The city of Saint Paul, as the owner and one of the partners of the proposed Mississippi River Learning Center in Crosby Farm Regional Park, hosted a public meeting on August 11 to unveil an initial schematic design for the 25-acre site. The site was identified by the city’s 2012 Great River Passage (GRP) plan as an important element in an effort to envision river parkland as more natural, more urban and more connected.
As an active participant in the GRP study, I was happy to be able to check in on the progress of this project to further those goals. There is a lot to like in the schematic design. New traffic controls and crosswalks are proposed on Shepard Road as well as new signage and improved access for all modes of transit. Sympathetic planning to achieve the GRP goals is evident.
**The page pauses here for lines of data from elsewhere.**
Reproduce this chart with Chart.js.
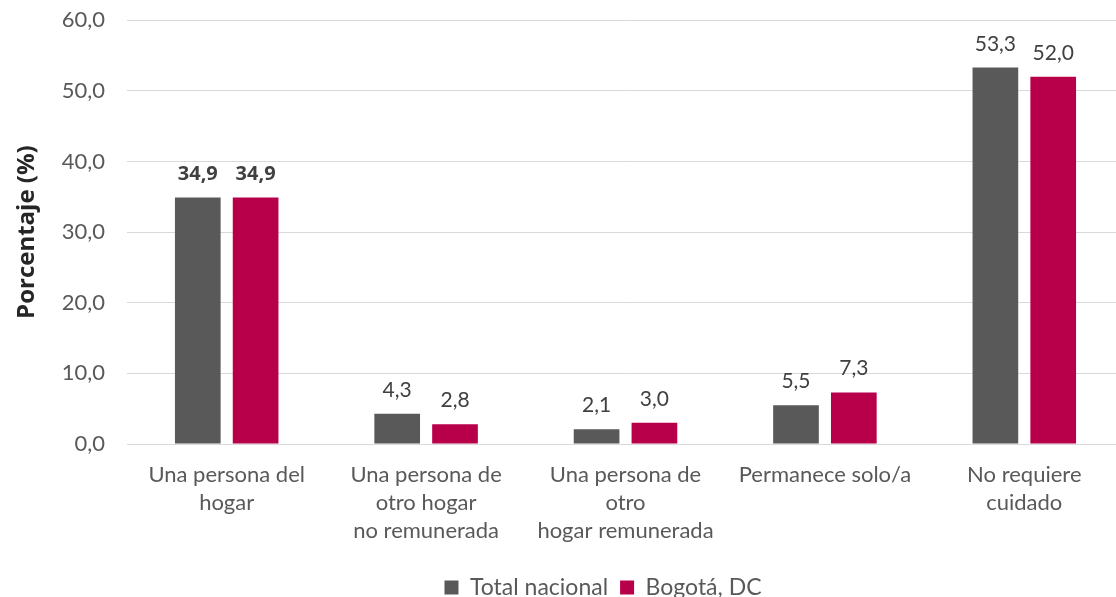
<!DOCTYPE html>
<html>
<head>
<meta charset="utf-8">
<script src="https://cdn.jsdelivr.net/npm/chart.js@4/dist/chart.umd.min.js"></script>
<style>
  html, body { margin: 0; padding: 0; background: #fff; overflow: hidden; }
  #wrap { width: 1124px; height: 624px; margin-top: -15px; }
</style>
</head>
<body>
<div id="wrap"><canvas id="chart"></canvas></div>
<script>
// Data
var categories = [
  ["Una persona del", "hogar"],
  ["Una persona de", "otro hogar", "no remunerada"],
  ["Una persona de", "otro", "hogar remunerada"],
  ["Permanece solo/a"],
  ["No requiere", "cuidado"]
];
var totalNacional = [34.9, 4.3, 2.1, 5.5, 53.3];
var bogota = [34.9, 2.8, 3.0, 7.3, 52.0];
var seriesNames = ["Total nacional", "Bogotá, DC"];
var yTicks = [0, 10, 20, 30, 40, 50, 60];

var FONT = "Lato, 'Open Sans', sans-serif";
var BOLD = "'Open Sans', Lato, sans-serif";

function fmt(v) {
  return v.toFixed(1).replace(".", ",");
}

// draws the value over each bar
var barLabels = {
  id: "barLabels",
  afterDatasetsDraw: function(chart) {
    var ctx = chart.ctx;
    ctx.save();
    ctx.textAlign = "center";
    ctx.textBaseline = "alphabetic";
    ctx.fillStyle = "#404040";
    chart.data.datasets.forEach(function(ds, i) {
      var meta = chart.getDatasetMeta(i);
      meta.data.forEach(function(bar, j) {
        ctx.font = j == 0 ? "bold 20px " + BOLD : "21px " + FONT;
        ctx.fillText(fmt(ds.data[j]), bar.x, bar.y - 17);
      });
    });
    ctx.restore();
  }
};

// legend sits a bit right of centre in the original
var legendShift = {
  id: "legendShift",
  afterLayout: function(chart) {
    chart.legend.left += 41;
    chart.legend.right += 41;
  }
};

var ctx = document.getElementById("chart").getContext("2d");
var chart = new Chart(ctx, {
  type: "bar",
  data: {
    labels: categories,
    datasets: [{
      label: seriesNames[0],
      data: totalNacional,
      backgroundColor: "#595959",
      categoryPercentage: 0.58,
      barPercentage: 0.79
    }, {
      label: seriesNames[1],
      data: bogota,
      backgroundColor: "#B8004A",
      categoryPercentage: 0.58,
      barPercentage: 0.79
    }]
  },
  options: {
    responsive: true,
    maintainAspectRatio: false,
    animation: false,
    layout: { padding: { top: 0, left: 0, right: 0, bottom: 0 } },
    plugins: {
      legend: {
        position: "bottom",
        labels: {
          boxWidth: 14,
          boxHeight: 14,
          padding: 12,
          color: "#595959",
          font: { family: FONT, size: 23 }
        }
      },
      tooltip: { enabled: false }
    },
    scales: {
      x: {
        afterFit: function(scale) { scale.height = 120; },
        grid: { display: false, drawTicks: false },
        border: { color: "#d9d9d9", width: 1 },
        ticks: {
          color: "#595959",
          padding: 17,
          maxRotation: 0,
          autoSkip: false,
          font: { family: FONT, size: 22, lineHeight: 1.27 }
        }
      },
      y: {
        min: 0,
        max: 60,
        afterFit: function(scale) { scale.width = 127; },
        afterBuildTicks: function(axis) {
          axis.ticks = yTicks.map(function(v) { return { value: v }; });
        },
        grid: { color: "#d9d9d9", lineWidth: 1, drawTicks: false },
        border: { display: false },
        ticks: {
          color: "#595959",
          padding: 22,
          font: { family: FONT, size: 22 },
          callback: function(v) { return fmt(v); }
        },
        title: {
          display: true,
          text: "Porcentaje (%)",
          color: "#262626",
          padding: { top: 13, bottom: 0 },
          font: { family: BOLD, size: 24, weight: "bold" }
        }
      }
    }
  },
  plugins: [barLabels, legendShift]
});
</script>
</body>
</html>
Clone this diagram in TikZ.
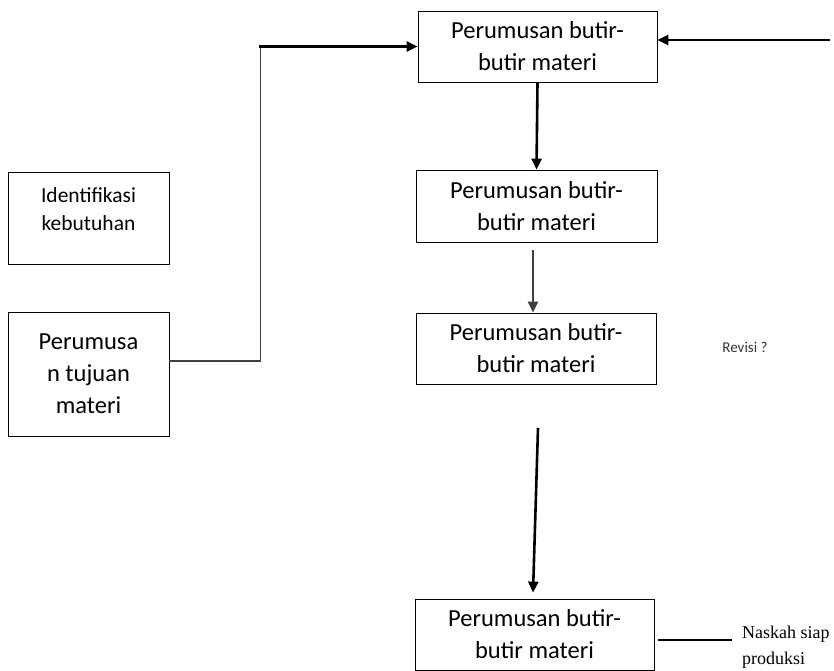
\documentclass[tikz,border=0pt]{standalone}
\usepackage{fontspec}
\setmainfont{Carlito}
\newfontfamily\naskahfont{Liberation Serif}
\usepackage{tikz}
\usetikzlibrary{arrows.meta}
\usetikzlibrary{positioning}
\usetikzlibrary{calc}

\begin{document}
\begin{tikzpicture}[x=1pt,y=-1pt,>={Triangle[length=11pt,width=10pt]},
	kotak/.style={draw, line width=0.8pt, align=center, inner sep=0pt, font=\fontsize{24.5}{32}\selectfont},
	panah/.style={->, line width=2.6pt}]
			\useasboundingbox (0,0) rectangle (834,670);
			%coordinates
			\coordinate (CA) at (537.5,46.5);
			\coordinate (CB) at (536.5,206);
			\coordinate (CC) at (536,348.5);
			\coordinate (CD) at (534.5,634.5);
			\coordinate (CI) at (88.5,218);
			\coordinate (CT) at (88.5,374);
			\coordinate (belok)   at (260.5,46.5);
			\coordinate (masukan) at (830,40);
			
			%nodes
			\node[kotak, minimum width=239pt, minimum height=71pt] (butirA) at (CA) {Perumusan butir-\\butir materi};
			\node[kotak, minimum width=241pt, minimum height=72pt] (butirB) at (CB) {Perumusan butir-\\butir materi};
			\node[kotak, minimum width=240pt, minimum height=71pt] (butirC) at (CC) {Perumusan butir-\\butir materi};
			\node[kotak, minimum width=239pt, minimum height=71pt] (butirD) at (CD) {Perumusan butir-\\butir materi};
			\node[kotak, minimum width=161pt, minimum height=92pt, font=\fontsize{21.5}{28}\selectfont, text height=44pt, text depth=20pt] (identifikasi) at (CI) {Identifikasi\\kebutuhan};
			\node[kotak, minimum width=161pt, minimum height=124pt] (tujuan) at (CT) {Perumusa\\n tujuan\\materi};
			\node[font=\fontsize{15}{18}\selectfont, text=black!80, inner sep=0pt] (revisi) at (745,347) {Revisi ?};
			\node[anchor=west, align=left, inner sep=0pt, font=\naskahfont\fontsize{18}{26}\selectfont] (naskah) at (742,647) {Naskah siap\\produksi};
			
			\draw[line width=1.2pt, black!75] ([yshift=13pt]tujuan.east) -| (belok);
			\draw[panah] ([xshift=-1.5pt]belok) -- (butirA.west);
			\draw[panah] (masukan) -- ([yshift=6.5pt]butirA.east);
			\draw[panah] (butirA.south) -- (butirB.north);
			\draw[panah, line width=2.3pt, black!75] ([xshift=-3.5pt,yshift=-8pt]butirB.south) -- ([xshift=-3pt]butirC.north);
			\draw[panah] ([xshift=2pt,yshift=-43.5pt]butirC.south) -- ([xshift=-1.5pt,yshift=6pt]butirD.north);
			\draw[line width=1.8pt] ([xshift=4pt,yshift=-5.5pt]butirD.east) -- ([xshift=-10pt,yshift=7pt]naskah.west);
			\end{tikzpicture}
\end{document}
Other major partners in the learning center project are the Great River Passage Conservancy, the National Park Service, Mississippi Park Connection and Your Boat Club. Consultation with the Dakota Indians and other citizens was sought.
One major request was that the project respect the cultural landscape and go light on the land. The Park Service, Mississippi Park Connection and Great River Passage Conservancy have all wisely opted not to be in the flood plain but to be housed within a building at the top of the bluff.
Here are my suggestions to improve the proposed schematic design:
- Move the River Learning Center classroom into the meeting room at the top of the bluff and out of flood danger.
- In keeping with the more natural theme of the GRP, all public facilities (i.e., restrooms, rentals, classrooms) that are built in the valley should be open air, flood-proof or portable, and accessible to all.
- Food service in the valley through trucks and carts can be creatively flexible for all occasions.
- The only enclosed building in the flood plain should be Your Boat Club as the operator of the marina and its support facilities.
- There is entirely too much relocation of soil and changes to the contours on the river’s edge. This is dangerous to the stability of the water’s edge and opens up the area to new erosion.
- The handicapped-accessible tree canopy walkway down the bluff has to be dropped. It will be a headache for maintenance and, more important, will require initial and constant disturbance of the bluff, leading to erosion problems.